Из речи о Федоре Васильевиче Чижове

Аксаков Иван Сергеевич

«…Прежде чем перейти к изложению наших действий за это последнее время, я должен исполнить грустную обязанность и остановить ваше внимание на потере, понесенной нашим обществом в лице одного из старейших его членов, Федора Васильевича Чижова, скончавшегося 14 прошлого ноября, 67 лет от роду…»

Мм. Гг.

…Прежде чем перейти к изложению наших действий за это последнее время, я должен исполнить грустную обязанность и остановить ваше внимание на потере, понесенной нашим обществом в лице одного из старейших его членов, Федора Васильевича Чижова, скончавшегося 14 прошлого ноября, 67 лет от роду.

Это был замечательный человек, заслуживающий подробной и тщательной биографии. Я, разумеется, представлю вам здесь только его краткий биографический очерк, в котором, за неимением под рукою всех данных, некоторые цифры и числа переданы, может быть, и не совсем точно; но зато я постараюсь с возможною полнотою воспроизвести вам его нравственный образ.

Большинству русского общества он вероятно известен только как практический деятель, умный, строгий, безукоризненно честный, в сфере так называемых экономических интересов. В самом деле, им одним по-видимому была посвящена деятельность – и какая! Непрерывная, неутомимая, его последних двадцати лет.

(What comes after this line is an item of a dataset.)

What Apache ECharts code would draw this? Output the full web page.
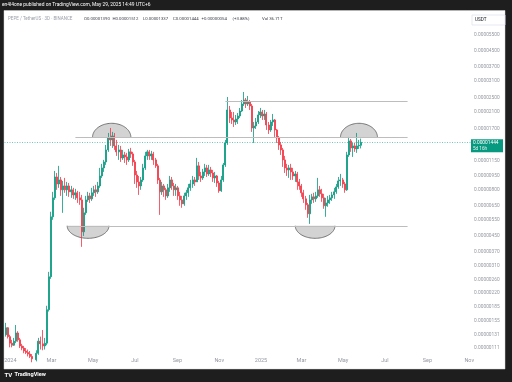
<!DOCTYPE html>
<html><head><meta charset="utf-8">
<script src="https://cdn.jsdelivr.net/npm/echarts@6/dist/echarts.min.js"></script>
<style>html,body{margin:0;padding:0;background:#1e1e1e;}#c{width:512px;height:382px;}</style>
</head><body><div id="c"></div><script>
// Prices in units of 1e-8 USDT (0.00001444 = 1444)
const PRICE_UNIT = 1e-8;
const candleStart = '2023-12-22';
const candleStepDays = 3;
const openE8 = [148,131,143,128,118,115,121,134,123,114,
111,107,105,103,100,97,96,104,121,117,
114,118,179,270,570,722,937,859,903,798,
838,798,838,778,798,749,769,722,704,473,
599,704,740,713,769,798,778,838,949,1049,
1130,1313,1524,1487,1562,1380,1281,1313,1188,1233,
1203,1159,1281,1249,1130,961,881,838,903,1049,
1218,1281,1218,1249,1159,1076,903,778,838,798,
740,818,903,838,798,818,740,704,670,740,
769,818,859,903,881,1076,949,926,998,1049,
973,1023,985,926,949,870,788,903,1089,1432,
2160,1955,1907,1860,1931,2005,2133,2328,2447,2328,
2387,2271,1726,1770,1860,2030,2107,2005,2055,1792,
1684,1860,1907,1684,1524,1397,1313,1159,1049,1023,
1049,998,949,973,881,838,769,713,662,592,
704,731,713,740,798,759,722,654,678,704,
722,749,778,828,892,903,859,798,1233,1469,
1346,1380,1329,1380,1390];
const highE8 = [152,152,144,131,123,126,148,137,126,117,
114,111,109,107,103,100,108,126,128,139,
126,188,287,607,778,1010,985,1076,937,892,
926,881,870,838,818,808,788,778,749,638,
740,778,769,818,838,849,881,1049,1103,1159,
1397,1622,1726,1643,1622,1487,1397,1380,1313,1281,
1265,1329,1346,1281,1159,1010,949,937,1103,1281,
1313,1313,1297,1281,1188,1103,926,881,859,818,
859,949,937,870,859,838,778,740,769,798,
859,903,949,937,1188,1130,998,1036,1103,1089,
1089,1062,1023,998,961,892,949,1116,1487,2540,
2271,2107,2107,2030,2081,2215,2447,2703,2508,2572,
2447,2328,1860,1955,2133,2215,2160,2160,2107,1860,
1907,2055,1931,1705,1562,1450,1346,1218,1103,1089,
1103,1049,1010,998,914,859,798,740,678,749,
759,769,778,926,838,808,759,722,740,749,
778,818,859,937,973,926,881,1281,1543,1505,
1432,1432,1622,1487,1512];
const lowE8 = [126,128,125,112,112,114,118,120,111,108,
104,103,100,98,93,92,94,102,109,108,
109,115,175,263,549,704,798,818,740,599,
769,740,731,722,713,704,678,662,392,449,
584,687,678,695,740,731,759,818,926,998,
1089,1281,1380,1346,1313,1218,1159,1130,1159,1116,
1089,1130,1188,1076,859,818,749,798,881,1023,
1159,1159,1159,1089,1049,859,584,749,731,704,
722,778,798,740,740,704,654,638,654,704,
731,788,818,838,881,903,881,903,949,937,
949,937,881,870,828,769,778,881,1062,1397,
1837,1814,1748,1792,1814,1955,2107,2271,2215,2271,
2160,1643,1432,1705,1814,1955,1907,1907,1684,1602,
1643,1770,1543,1432,1313,1233,1062,985,949,926,
903,903,881,798,798,731,678,622,563,522,
670,678,687,722,731,687,630,570,646,670,
695,713,759,808,838,818,769,788,1203,1281,
1203,1281,1265,1329,1337];
const closeE8 = [131,143,128,118,115,121,134,123,114,111,
107,105,103,100,97,96,104,121,117,114,
118,179,270,570,722,937,859,903,798,838,
798,838,778,798,749,769,722,704,473,599,
704,740,713,769,798,778,838,949,1049,1130,
1313,1524,1487,1562,1380,1281,1313,1188,1233,1203,
1159,1281,1249,1130,961,881,838,903,1049,1218,
1281,1218,1249,1159,1076,903,778,838,798,740,
818,903,838,798,818,740,704,670,740,769,
818,859,903,881,1076,949,926,998,1049,973,
1023,985,926,949,870,788,903,1089,1432,2160,
1955,1907,1860,1931,2005,2133,2328,2447,2328,2387,
2271,1726,1770,1860,2030,2107,2005,2055,1792,1684,
1860,1907,1684,1524,1397,1313,1159,1049,1023,1049,
998,949,973,881,838,769,713,662,592,704,
731,713,740,798,759,722,654,678,704,722,
749,778,828,892,903,859,798,1233,1469,1346,
1380,1329,1380,1390,1444];

const yTickValues = [0.000055,0.000045,0.000037,0.000031,0.000025,0.000021,0.000017,0.0000115,0.0000095,0.000008,0.0000065,0.0000055,0.0000045,0.0000037,0.0000031,0.0000026,0.0000022,0.00000185,0.00000155,0.00000131,0.00000111];
const xTickDates = ['2024-01-01','2024-03-01','2024-05-01','2024-07-01','2024-09-01','2024-11-01','2025-01-01','2025-03-01','2025-05-01','2025-07-01','2025-09-01','2025-11-01'];
const xTickLabels = ['2024','Mar','May','Jul','Sep','Nov','2025','Mar','May','Jul','Sep','Nov'];

const levelStart = ['2024-04-05','2024-11-10','2024-03-25'];
const levelEnd = ['2025-08-03','2025-08-03','2025-08-03'];
const levelPrice = [0.00001536,0.00002406,0.0000051];

const arcStart = ['2024-04-30','2024-03-24','2025-02-20','2025-04-27'];
const arcEnd = ['2024-06-25','2024-05-24','2025-04-19','2025-06-20'];
const arcBase = [0.00001536,0.0000051,0.0000051,0.00001536];
const arcTip = [0.00001829,0.00000436,0.00000436,0.00001829];

const lastPrice = 0.00001444;
const lastPriceText = '0.00001444';
const countdownText = '5d 16h';
const headerSymbol = 'PEPE / TetherUS · 3D · BINANCE';
const headerValues = ['O0.00001390','H0.00001512','L0.00001337','C0.00001444','+0.00000054','(+3.88%)','Vol 36.71T'];
const publishText = 'en4l4one published on TradingView.com, May 29, 2025 14:49 UTC+6';

const DAY = 86400000;
const ts = d => Date.parse(d + 'T00:00:00Z');
const lg = Math.log10;
const xMin = Date.parse('2023-12-23T12:00:00Z');
const xMax = Date.parse('2025-11-03T00:00:00Z');

const candles = closeE8.map((c, k) => [
  ts(candleStart) + k * candleStepDays * DAY,
  lg(openE8[k] * PRICE_UNIT), lg(c * PRICE_UNIT), lg(lowE8[k] * PRICE_UNIT), lg(highE8[k] * PRICE_UNIT)
]);
const levels = levelPrice.map((p, i) => [ts(levelStart[i]), ts(levelEnd[i]), lg(p)]);
const arcs = arcBase.map((b, i) => [ts(arcStart[i]), ts(arcEnd[i]), lg(b), lg(arcTip[i])]);
const xTickTs = xTickDates.map(ts);

const FONT = 'Roboto, "DejaVu Sans", sans-serif';
const chart = echarts.init(document.getElementById('c'), null, {renderer: 'canvas'});
const option = {
  animation: false,
  backgroundColor: '#1e1e1e',
  grid: {left: 4.5, right: 41.4, top: 11, bottom: 27, containLabel: false},
  xAxis: {
    type: 'value', min: xMin, max: xMax,
    axisLine: {show: false}, axisTick: {show: false}, splitLine: {show: false},
    axisLabel: {
      customValues: xTickTs, margin: 2.5, fontSize: 5.5, color: '#9598a1', fontFamily: FONT,
      formatter: v => { const i = xTickTs.findIndex(t => Math.abs(t - v) < DAY); return i >= 0 ? xTickLabels[i] : ''; }
    }
  },
  yAxis: {
    type: 'value', position: 'right', min: lg(1.018e-6), max: lg(7.418e-5), scale: true,
    axisLine: {show: false}, axisTick: {show: false}, splitLine: {show: false},
    axisLabel: {
      customValues: yTickValues.map(lg), margin: 3.5, fontSize: 4.8, color: '#9598a1', fontFamily: FONT,
      formatter: v => Math.pow(10, v).toFixed(8)
    }
  },
  series: [
    {
      type: 'custom', z: 1, silent: true, clip: true,
      data: arcs, encode: {x: [0, 1], y: [2, 3]},
      renderItem: (params, api) => {
        const a = api.coord([api.value(0), api.value(2)]);
        const b = api.coord([api.value(1), api.value(2)]);
        const t = api.coord([api.value(0), api.value(3)]);
        const cx = (a[0] + b[0]) / 2, rx = (b[0] - a[0]) / 2, by = a[1], ry = t[1] - by;
        const pts = [];
        for (let i = 0; i <= 48; i++) { const th = Math.PI * i / 48; pts.push([cx - rx * Math.cos(th), by + ry * Math.sin(th)]); }
        return {type: 'group', children: [
          {type: 'polygon', shape: {points: pts}, style: {fill: 'rgba(150,150,150,0.42)', stroke: 'none'}},
          {type: 'polyline', shape: {points: pts}, style: {stroke: '#5a5a5a', lineWidth: 0.8, fill: 'none'}}
        ]};
      }
    },
    {
      type: 'custom', z: 4, silent: true, clip: true,
      data: levels, encode: {x: [0, 1], y: 2},
      renderItem: (params, api) => {
        const a = api.coord([api.value(0), api.value(2)]);
        const b = api.coord([api.value(1), api.value(2)]);
        const y = Math.round(a[1]) + 0.5;
        return {type: 'polyline', shape: {points: [[a[0], y], [b[0], y]]}, style: {stroke: '#bdbdbd', lineWidth: 1, fill: 'none', opacity: 1}};
      }
    },
    {
      type: 'candlestick', z: 3, clip: true,
      data: candles, encode: {x: 0, y: [1, 2, 3, 4]},
      barWidth: 1.5,
      itemStyle: {color: '#089981', color0: '#f23645', borderColor: '#089981', borderColor0: '#f23645', borderWidth: 0.8},
      markLine: {
        silent: true, symbol: ['none', 'none'], animation: false,
        lineStyle: {color: '#089981', type: [1, 1.5], width: 0.8, opacity: 0.7},
        label: {show: false},
        data: [{yAxis: lg(lastPrice)}]
      }
    }
  ],
  graphic: [
    {type: 'rect', z: -10, shape: {x: 4, y: 10.5, width: 501, height: 358.5}, style: {fill: '#ffffff', stroke: '#d6d6d6', lineWidth: 0.5}},
    {type: 'text', z: 10, left: 2, top: 2.2, style: {text: publishText, fill: '#ffffff', fontSize: 4.9, fontFamily: FONT}},
    {type: 'text', z: 10, left: 8, top: 16.5, style: {text: headerSymbol, fill: '#9a9ea8', fontSize: 4.5, fontFamily: FONT}}
  ]
};
const valueX = [84, 112.5, 143, 173, 201.5, 232.5, 262];
headerValues.forEach((t, i) => option.graphic.push({type: 'text', z: 10, left: valueX[i], top: 16.5, style: {text: t, fill: '#3b3f48', fontSize: 4.3, fontFamily: FONT}}));
chart.setOption(option);

const py = chart.convertToPixel({gridIndex: 0}, [xMax, lg(lastPrice)])[1];
chart.setOption({graphic: option.graphic.concat([
  {type: 'rect', z: 10, shape: {x: 471, y: py - 3, width: 32, height: 13}, style: {fill: '#089981'}},
  {type: 'text', z: 11, x: 473, y: py + 0.2, style: {text: lastPriceText, fill: '#ffffff', fontSize: 4.8, fontFamily: FONT, verticalAlign: 'middle'}},
  {type: 'text', z: 11, x: 473, y: py + 6.3, style: {text: countdownText, fill: '#e8f5f2', fontSize: 4.6, fontFamily: FONT, verticalAlign: 'middle'}},
  {type: 'rect', z: 10, shape: {x: 472, y: 15, width: 33, height: 10}, style: {fill: '#ffffff', stroke: '#e0e3eb', lineWidth: 0.8}},
  {type: 'text', z: 11, x: 475, y: 20, style: {text: 'USDT', fill: '#131722', fontSize: 4.6, fontFamily: FONT, verticalAlign: 'middle'}},
  {type: 'text', z: 11, x: 4.5, y: 375, style: {text: 'TV', fill: '#ffffff', fontSize: 6, fontWeight: 'bold', fontFamily: FONT, verticalAlign: 'middle'}},
  {type: 'text', z: 11, x: 14.5, y: 375, style: {text: 'TradingView', fill: '#ffffff', fontSize: 5.6, fontWeight: 'bold', fontFamily: FONT, verticalAlign: 'middle'}}
])});
</script></body></html>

Но только по-видимому: все эти труды и заботы по устройству железных дорог, банков, промышленных обществ, действительно почти целиком поглощали его время и сокрушили наконец здоровье, но не полонили его души, не охлаждали сердца, не вытравили в нем ни духовной жажды, ни нравственных идеалов. Сердце этого сурового работника оставалось открытым, чутким ко всему изящному в искусстве и в жизни, и ко всякому страданию человеческому; ум не перестал мыслить и рвался к досугу, но был им насильственно возвращаем к служению практическим целям. Было бы однако же ошибочно думать, что эта внешняя практическая деятельность оставалась чуждою его внутреннему существу. Напротив, он вносил в каждый свой труд всего себя, но становился не рабом его, а господином; осмыслял, одухотворял его нравственною стихиею, высшею идеальною целью. Этот прославившийся практик, у которого не только не вываливалось из твердых рук, но спорилось, росло и крепло всякое дело, был упрямый идеалист, – таковым и остался до последнего часа. Этот хозяин и руководитель громадных торговых и промышленных предприятий, для которых по-видимому и нет другого прочного основания, кроме расчетов личной корысти, которых вся существенная задача, казалось бы, только в денежных барышах, – был бескорыстнейшим из людей, ненавидел и презирал деньги.

Он не искал этого поприща, не имел к нему влечения и вступил на него уже на пятом десятке лет. Немало был бы он сам удивлен, если бы в то время, когда он изучал историю искусств в Италии, так пламенно им любимой, кто-либо возвестил ему его позднейшую деятельность в звании железнодорожного строителя или учредителя банков. Но раз обстоятельства заставили его повернуть на этот путь, он, – с полным сознанием его темных, материализующих свойств, но также и своей личной нравственной неодолимости, – бодро принял вызов судьбы и отдался делу всеми силами духа.